Taking the cheap option might later become expensive. Hire quality and focus on your personal development.
If you are an employer, you need to treat your employees well. Happy employees (mentally, physically, financially), means a more profitable business. For example, if you underpay your staff or don’t give them days off, they will get disgruntled mentally and financially and this will negatively affect your business. If you treat them well, they pass that happiness on to current clients and prospective clients and this increases your bottom line.
Treat your stakeholders well and the reward will be a more profitable business.
Accounting and Finance
Keeping records of a small business is no different than keeping personal financial records. Knowing the cashflows of your business(es) helps you take advantage of opportunities and is a good indicator of how profitable or cash-rich your business is at specific points in time.
When you know your company’s cash or profit position, you can make different decisions regarding its profits. In simple terms, your profit is your sales minus your cost of goods sold minus your expenses. So if you sell your baked goods and you make sales of USD5000 for that month, you deduct the costs you incurred in purchasing the raw materials for the cake. These include flour, water, eggs, icing, etc. These are your costs of goods sold and they include only the costs incurred in manufacturing the sold goods. Afterward, you deduct general expenses, like your electricity, transport, water, and rent. These are the general expenses incurred in running the business. The remainder is your profit before interest and tax. If you have debt interest and tax, you deduct them and get your profit after tax.
Here is a simple income statement:
The profit after tax is your net profit. Here are some things you can do with the profit:
- Save for any emergencies your business might encounter. Just like your personal finances, saving for emergencies is important in case your business faces an unexpected and dire situation.
- Invest so that you can take advantage of opportunities.
- You can invest the net profit back into your business, by buying new machinery or expanding it;
- Start a new business;
- Invest in the financial markets.
For example, you can use $500 out of the $1400 to open a stall and sell some food to university students. You can hire someone to run it while you focus on the bakery. That way, you have diversified your income streams. When the bakery doesn’t have a lot of customers, the food stall can keep you going.
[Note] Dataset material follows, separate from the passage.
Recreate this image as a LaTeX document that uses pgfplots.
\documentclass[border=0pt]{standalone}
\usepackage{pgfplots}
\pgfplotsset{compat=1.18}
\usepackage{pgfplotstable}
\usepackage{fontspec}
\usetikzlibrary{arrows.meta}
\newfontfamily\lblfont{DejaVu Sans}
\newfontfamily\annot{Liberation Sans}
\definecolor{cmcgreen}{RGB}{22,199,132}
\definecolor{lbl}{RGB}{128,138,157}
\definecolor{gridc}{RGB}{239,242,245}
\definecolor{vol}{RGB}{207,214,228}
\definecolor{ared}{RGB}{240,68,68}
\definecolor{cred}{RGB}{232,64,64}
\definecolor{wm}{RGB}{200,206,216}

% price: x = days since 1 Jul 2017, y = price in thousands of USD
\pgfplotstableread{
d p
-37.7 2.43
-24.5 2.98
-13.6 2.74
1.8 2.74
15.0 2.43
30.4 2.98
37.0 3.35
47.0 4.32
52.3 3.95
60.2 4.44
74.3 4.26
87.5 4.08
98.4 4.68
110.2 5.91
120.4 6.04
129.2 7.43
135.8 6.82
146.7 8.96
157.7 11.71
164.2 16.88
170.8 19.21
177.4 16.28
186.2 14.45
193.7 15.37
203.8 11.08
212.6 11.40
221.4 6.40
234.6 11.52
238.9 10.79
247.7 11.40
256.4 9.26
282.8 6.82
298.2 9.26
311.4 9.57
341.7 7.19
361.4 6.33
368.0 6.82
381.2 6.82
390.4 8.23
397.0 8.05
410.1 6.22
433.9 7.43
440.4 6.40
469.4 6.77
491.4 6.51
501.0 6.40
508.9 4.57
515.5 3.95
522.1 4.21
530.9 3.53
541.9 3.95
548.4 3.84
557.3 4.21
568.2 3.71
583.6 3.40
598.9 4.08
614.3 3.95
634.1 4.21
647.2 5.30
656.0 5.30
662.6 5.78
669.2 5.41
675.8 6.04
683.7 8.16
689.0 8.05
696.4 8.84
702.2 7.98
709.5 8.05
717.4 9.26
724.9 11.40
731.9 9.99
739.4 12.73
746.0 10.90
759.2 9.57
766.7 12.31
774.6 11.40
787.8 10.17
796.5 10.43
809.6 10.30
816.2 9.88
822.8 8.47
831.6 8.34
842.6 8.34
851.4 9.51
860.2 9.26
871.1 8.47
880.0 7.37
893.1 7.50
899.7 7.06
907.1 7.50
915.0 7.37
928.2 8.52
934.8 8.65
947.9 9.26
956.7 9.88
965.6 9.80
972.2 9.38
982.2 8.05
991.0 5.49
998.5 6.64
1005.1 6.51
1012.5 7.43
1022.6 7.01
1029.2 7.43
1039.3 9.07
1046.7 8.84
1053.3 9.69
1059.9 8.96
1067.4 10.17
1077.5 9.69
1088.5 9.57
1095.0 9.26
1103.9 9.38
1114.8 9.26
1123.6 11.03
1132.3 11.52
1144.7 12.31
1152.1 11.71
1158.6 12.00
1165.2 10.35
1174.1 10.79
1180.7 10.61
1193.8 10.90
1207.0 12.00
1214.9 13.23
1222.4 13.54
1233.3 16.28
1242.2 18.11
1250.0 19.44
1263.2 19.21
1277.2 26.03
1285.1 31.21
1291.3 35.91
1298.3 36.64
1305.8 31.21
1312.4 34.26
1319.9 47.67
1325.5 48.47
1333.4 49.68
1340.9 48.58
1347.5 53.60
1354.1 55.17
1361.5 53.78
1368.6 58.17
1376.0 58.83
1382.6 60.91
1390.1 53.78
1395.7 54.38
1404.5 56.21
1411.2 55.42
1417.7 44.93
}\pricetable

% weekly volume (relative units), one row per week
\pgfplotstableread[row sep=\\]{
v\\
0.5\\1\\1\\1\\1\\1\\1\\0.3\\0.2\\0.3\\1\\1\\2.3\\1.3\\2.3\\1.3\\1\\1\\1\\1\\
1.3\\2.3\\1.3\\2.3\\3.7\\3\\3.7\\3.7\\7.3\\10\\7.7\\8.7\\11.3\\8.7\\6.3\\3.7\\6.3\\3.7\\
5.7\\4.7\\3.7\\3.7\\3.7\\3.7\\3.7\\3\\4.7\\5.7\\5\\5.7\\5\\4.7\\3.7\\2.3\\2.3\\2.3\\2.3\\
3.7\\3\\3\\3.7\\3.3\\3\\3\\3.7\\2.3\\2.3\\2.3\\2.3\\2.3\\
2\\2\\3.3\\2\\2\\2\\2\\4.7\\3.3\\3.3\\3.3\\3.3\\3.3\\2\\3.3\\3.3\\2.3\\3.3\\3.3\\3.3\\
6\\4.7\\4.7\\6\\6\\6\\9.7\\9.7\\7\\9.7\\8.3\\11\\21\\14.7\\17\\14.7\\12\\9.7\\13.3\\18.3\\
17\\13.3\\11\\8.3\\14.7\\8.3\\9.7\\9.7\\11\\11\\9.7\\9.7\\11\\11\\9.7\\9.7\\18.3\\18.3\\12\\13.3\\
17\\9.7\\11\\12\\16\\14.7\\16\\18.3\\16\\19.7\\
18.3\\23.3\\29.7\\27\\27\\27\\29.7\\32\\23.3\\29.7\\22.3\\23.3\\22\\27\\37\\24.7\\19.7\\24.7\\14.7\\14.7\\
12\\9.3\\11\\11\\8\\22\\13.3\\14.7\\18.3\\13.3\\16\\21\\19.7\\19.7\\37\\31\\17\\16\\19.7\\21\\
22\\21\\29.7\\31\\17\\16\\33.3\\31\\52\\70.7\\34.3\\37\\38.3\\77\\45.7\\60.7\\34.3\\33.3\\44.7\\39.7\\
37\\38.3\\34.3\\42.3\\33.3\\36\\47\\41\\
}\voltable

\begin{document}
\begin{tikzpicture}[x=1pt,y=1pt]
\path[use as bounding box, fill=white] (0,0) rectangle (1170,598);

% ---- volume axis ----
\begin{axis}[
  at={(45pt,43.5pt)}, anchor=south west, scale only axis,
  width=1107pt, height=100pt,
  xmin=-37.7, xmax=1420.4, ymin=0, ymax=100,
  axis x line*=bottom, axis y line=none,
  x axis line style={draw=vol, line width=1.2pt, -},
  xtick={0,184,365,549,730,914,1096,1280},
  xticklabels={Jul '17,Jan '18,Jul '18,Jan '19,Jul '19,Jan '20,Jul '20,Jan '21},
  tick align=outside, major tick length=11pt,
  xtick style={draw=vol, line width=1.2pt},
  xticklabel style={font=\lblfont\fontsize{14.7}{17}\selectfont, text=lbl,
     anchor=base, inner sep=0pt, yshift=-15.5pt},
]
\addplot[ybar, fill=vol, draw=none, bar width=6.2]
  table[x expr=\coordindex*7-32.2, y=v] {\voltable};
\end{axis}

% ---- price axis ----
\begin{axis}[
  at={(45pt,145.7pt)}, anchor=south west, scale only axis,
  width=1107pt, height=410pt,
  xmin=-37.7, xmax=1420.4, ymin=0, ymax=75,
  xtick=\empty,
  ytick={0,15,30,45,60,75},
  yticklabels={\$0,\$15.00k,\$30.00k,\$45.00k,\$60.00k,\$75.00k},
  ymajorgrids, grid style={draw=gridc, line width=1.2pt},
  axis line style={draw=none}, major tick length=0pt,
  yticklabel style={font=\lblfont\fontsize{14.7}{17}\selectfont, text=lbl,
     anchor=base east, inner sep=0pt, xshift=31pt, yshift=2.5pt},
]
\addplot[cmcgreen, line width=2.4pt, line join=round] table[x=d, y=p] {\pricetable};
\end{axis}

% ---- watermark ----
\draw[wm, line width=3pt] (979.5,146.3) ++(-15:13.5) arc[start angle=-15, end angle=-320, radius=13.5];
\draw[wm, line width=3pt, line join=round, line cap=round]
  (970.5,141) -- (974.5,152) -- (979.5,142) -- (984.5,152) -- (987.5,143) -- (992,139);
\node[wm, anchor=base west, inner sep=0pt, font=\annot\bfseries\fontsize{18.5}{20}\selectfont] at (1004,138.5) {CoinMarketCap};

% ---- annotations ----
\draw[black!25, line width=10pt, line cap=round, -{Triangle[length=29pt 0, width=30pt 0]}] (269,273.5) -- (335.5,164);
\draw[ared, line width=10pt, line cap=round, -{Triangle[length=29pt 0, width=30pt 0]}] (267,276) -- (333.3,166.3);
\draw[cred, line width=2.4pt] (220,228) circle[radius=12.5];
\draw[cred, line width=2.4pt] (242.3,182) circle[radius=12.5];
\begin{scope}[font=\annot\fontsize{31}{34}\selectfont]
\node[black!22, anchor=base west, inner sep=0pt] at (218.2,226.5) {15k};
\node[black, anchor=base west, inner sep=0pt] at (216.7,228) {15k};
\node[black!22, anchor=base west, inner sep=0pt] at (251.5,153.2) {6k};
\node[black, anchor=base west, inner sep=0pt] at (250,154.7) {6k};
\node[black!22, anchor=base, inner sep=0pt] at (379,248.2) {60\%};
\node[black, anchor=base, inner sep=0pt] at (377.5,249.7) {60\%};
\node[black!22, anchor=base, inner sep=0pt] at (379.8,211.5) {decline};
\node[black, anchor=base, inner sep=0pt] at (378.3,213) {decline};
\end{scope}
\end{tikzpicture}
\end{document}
Debt can help your business grow. If you want to start or expand your business and don’t have enough capital, you can approach a bank or a credit institution for a loan. Remember to keep track of your debt ratio. This is the ratio of your debt to your company’s assets. You don’t want to have a lot of debt when compared to your assets as this can lead to financial troubles. You can use the loan to buy equipment to start up or expand your business. When done right, the loan can magnify your profits and you can use the profits to pay back the loan.
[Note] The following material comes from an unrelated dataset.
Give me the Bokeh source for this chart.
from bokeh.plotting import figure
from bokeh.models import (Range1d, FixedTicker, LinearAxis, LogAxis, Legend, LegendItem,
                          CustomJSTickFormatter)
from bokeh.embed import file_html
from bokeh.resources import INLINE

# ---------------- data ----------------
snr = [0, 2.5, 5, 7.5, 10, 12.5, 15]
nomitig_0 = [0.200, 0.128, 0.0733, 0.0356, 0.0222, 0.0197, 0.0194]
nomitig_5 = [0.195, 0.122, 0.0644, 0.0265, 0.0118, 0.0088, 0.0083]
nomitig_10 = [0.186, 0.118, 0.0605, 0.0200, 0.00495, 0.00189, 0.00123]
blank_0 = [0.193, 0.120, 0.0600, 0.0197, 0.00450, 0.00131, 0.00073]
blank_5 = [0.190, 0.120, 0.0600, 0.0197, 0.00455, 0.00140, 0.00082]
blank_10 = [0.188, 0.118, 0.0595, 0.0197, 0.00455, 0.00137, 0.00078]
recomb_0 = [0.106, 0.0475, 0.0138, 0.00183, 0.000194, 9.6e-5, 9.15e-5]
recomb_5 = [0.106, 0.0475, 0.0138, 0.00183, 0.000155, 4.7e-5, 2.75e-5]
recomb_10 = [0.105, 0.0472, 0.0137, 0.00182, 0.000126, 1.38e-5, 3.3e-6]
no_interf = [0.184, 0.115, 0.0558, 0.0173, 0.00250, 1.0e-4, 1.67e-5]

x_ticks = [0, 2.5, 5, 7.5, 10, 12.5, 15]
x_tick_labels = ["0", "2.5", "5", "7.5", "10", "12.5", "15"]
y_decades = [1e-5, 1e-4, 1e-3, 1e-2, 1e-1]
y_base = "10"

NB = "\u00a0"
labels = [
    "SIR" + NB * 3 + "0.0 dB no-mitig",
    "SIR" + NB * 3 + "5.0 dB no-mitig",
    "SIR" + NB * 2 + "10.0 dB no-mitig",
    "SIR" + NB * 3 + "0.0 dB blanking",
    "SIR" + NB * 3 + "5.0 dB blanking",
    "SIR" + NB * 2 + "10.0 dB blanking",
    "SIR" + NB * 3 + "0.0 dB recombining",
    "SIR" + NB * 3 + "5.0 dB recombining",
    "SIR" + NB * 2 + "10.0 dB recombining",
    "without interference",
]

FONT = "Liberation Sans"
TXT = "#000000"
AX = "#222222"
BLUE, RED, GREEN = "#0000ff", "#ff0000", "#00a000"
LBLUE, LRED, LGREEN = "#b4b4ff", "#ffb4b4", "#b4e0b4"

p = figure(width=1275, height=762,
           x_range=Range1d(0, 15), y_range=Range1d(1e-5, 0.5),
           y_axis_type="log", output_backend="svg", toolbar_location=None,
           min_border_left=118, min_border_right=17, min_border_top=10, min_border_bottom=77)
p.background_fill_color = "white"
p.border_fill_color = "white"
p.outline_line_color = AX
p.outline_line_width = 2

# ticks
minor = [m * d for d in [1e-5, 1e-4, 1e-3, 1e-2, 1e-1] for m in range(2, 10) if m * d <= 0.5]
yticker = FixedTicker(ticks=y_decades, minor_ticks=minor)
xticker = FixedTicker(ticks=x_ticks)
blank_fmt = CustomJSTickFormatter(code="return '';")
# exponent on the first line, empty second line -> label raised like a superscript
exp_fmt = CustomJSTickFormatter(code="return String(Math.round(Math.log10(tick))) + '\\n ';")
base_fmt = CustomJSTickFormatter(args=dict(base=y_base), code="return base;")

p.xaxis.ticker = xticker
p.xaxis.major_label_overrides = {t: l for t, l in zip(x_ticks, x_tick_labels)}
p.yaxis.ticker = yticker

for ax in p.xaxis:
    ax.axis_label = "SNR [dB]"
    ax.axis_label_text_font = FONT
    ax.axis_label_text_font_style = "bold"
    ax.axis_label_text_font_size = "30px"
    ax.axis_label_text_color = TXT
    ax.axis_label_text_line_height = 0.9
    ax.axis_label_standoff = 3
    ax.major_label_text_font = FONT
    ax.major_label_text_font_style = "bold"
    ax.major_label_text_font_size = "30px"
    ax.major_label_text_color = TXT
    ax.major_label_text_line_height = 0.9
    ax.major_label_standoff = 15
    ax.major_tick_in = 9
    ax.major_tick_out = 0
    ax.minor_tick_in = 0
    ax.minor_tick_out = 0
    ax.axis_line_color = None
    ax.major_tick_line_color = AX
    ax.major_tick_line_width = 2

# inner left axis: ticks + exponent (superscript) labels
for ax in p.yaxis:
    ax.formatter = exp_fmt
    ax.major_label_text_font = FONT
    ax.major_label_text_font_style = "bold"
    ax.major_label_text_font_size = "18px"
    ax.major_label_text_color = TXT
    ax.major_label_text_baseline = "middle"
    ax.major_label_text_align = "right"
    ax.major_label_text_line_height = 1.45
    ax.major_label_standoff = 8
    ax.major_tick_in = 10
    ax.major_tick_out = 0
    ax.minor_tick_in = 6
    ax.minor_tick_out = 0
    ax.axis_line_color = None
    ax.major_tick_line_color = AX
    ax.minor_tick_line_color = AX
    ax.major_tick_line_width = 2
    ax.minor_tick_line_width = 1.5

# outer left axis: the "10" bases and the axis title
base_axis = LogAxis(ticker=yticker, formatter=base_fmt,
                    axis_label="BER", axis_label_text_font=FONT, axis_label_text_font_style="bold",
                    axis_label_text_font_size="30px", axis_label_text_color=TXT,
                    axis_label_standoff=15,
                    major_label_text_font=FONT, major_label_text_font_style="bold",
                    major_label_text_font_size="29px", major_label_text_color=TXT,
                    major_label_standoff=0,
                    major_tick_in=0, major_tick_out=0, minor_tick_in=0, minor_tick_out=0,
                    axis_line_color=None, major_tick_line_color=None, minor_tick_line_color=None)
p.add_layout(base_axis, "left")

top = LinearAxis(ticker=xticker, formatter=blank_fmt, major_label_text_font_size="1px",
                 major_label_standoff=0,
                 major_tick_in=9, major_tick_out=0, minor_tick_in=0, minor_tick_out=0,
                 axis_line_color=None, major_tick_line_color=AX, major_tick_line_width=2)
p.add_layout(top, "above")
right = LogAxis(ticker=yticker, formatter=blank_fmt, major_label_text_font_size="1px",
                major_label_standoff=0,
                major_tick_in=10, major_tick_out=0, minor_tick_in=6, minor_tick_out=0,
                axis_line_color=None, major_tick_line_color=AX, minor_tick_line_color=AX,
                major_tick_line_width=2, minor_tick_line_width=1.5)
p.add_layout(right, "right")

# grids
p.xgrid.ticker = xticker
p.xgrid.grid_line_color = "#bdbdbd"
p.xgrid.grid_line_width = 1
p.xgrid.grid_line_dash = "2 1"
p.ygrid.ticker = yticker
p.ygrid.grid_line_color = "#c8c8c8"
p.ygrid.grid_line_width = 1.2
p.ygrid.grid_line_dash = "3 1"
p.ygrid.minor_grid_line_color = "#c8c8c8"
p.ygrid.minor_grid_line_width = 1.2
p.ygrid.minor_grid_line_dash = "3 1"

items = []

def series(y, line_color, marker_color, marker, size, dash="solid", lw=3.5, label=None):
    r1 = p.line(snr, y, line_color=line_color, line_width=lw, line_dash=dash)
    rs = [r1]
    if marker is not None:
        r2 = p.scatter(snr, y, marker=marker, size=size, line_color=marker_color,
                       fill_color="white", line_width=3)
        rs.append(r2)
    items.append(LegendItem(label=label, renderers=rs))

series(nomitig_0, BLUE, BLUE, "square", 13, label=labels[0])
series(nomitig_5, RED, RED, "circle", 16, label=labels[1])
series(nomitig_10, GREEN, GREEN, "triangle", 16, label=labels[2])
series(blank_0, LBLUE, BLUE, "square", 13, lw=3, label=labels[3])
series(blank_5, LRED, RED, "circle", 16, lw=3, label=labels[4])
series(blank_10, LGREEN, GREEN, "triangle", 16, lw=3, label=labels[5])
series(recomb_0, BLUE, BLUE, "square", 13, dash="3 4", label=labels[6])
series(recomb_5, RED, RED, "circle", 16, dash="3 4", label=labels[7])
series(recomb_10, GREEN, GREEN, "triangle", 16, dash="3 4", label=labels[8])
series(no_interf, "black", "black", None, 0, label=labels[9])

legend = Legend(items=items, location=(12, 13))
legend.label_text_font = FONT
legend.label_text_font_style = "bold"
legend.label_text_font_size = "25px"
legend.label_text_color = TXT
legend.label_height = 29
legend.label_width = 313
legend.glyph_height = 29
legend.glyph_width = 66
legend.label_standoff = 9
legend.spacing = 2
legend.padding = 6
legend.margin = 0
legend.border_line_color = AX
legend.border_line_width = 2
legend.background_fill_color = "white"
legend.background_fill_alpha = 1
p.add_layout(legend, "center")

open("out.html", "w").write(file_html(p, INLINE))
Debt attracts interest. Interest is how a bank makes money from you. Paying more than the required interest charge helps you finish the debt faster. This is why keeping track of your cashflows is important. It makes you aware of if you can handle your debt repayments.
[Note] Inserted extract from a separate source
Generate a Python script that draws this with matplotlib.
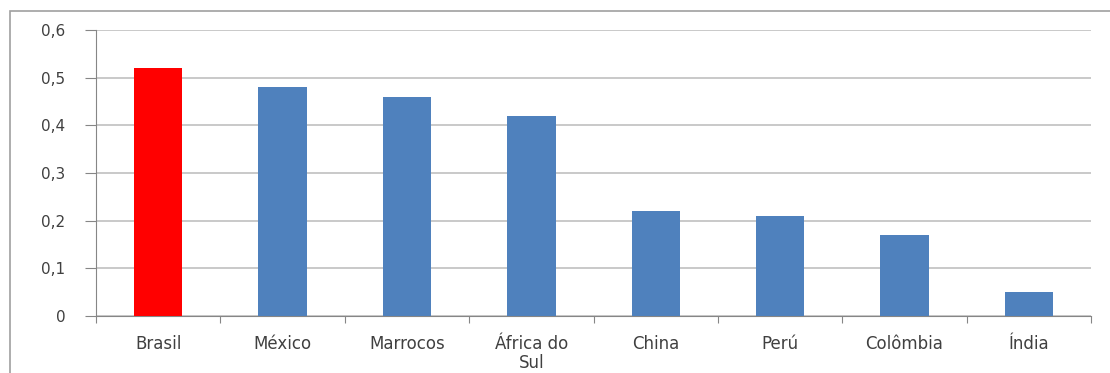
import numpy as np
import matplotlib
matplotlib.use("Agg")
import matplotlib.pyplot as plt
from matplotlib.patches import Rectangle

countries = ["Brasil", "México", "Marrocos", "África do\nSul", "China",
             "Perú", "Colômbia", "Índia"]
values = [0.52, 0.48, 0.46, 0.42, 0.22, 0.21, 0.17, 0.05]
highlight = "Brasil"
y_ticks = [0, 0.1, 0.2, 0.3, 0.4, 0.5, 0.6]
y_labels = ["0", "0,1", "0,2", "0,3", "0,4", "0,5", "0,6"]

BLUE = "#4f81bd"
RED = "#ff0000"
TEXT = "#404040"
GRID = "#c0c0c0"
AXIS = "#868686"

fig = plt.figure(figsize=(11.1, 3.73), dpi=100)
ax = fig.add_axes([0.0865, 0.1528, 0.8965, 0.7668])

# outer chart frame (runs off the right and bottom edges)
fig.patches.append(Rectangle((10 / 1110, -0.05), 1.2, (373 - 11) / 373 + 0.05,
                             transform=fig.transFigure, fill=False,
                             edgecolor="#a0a0a0", linewidth=1.2))

x = np.arange(len(countries))
colors = [RED if c == highlight else BLUE for c in countries]
ax.bar(x, values, width=0.39, color=colors, zorder=3)

ax.set_xlim(-0.5, len(countries) - 0.5)
ax.set_ylim(0, 0.6)
ax.set_yticks(y_ticks)
ax.set_yticklabels(y_labels, fontsize=11, color=TEXT)
ax.yaxis.grid(True, color=GRID, linewidth=1.2, zorder=0)

ax.set_xticks(np.arange(len(countries) + 1) - 0.5)
ax.set_xticklabels([])
ax.set_xticks(x, minor=True)
ax.set_xticklabels(countries, minor=True, fontsize=12, color=TEXT,
                   linespacing=1.05)
ax.tick_params(axis="x", which="minor", length=0, pad=14)
ax.tick_params(axis="x", which="major", length=5, color=AXIS)
ax.tick_params(axis="y", length=8, color=AXIS, pad=14)

for side in ["top", "right"]:
    ax.spines[side].set_visible(False)
ax.spines["left"].set_color(AXIS)
ax.spines["bottom"].set_color(AXIS)

plt.savefig("out.png", dpi=100)
plt.close()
Keeping track of your numbers also helps you when it comes to paying your taxes. This helps you from getting in trouble with regulators. Tax experts can help you structure your business in such a way that you can reduce your tax bill.
Grow your business
Your business is a bridge to financial success. Entrepreneurship can be hard but when equipped with the right knowledge, it can become bearable and fun. Seeking help from financial advisors or networking with other entrepreneurs can assist you in growing your business.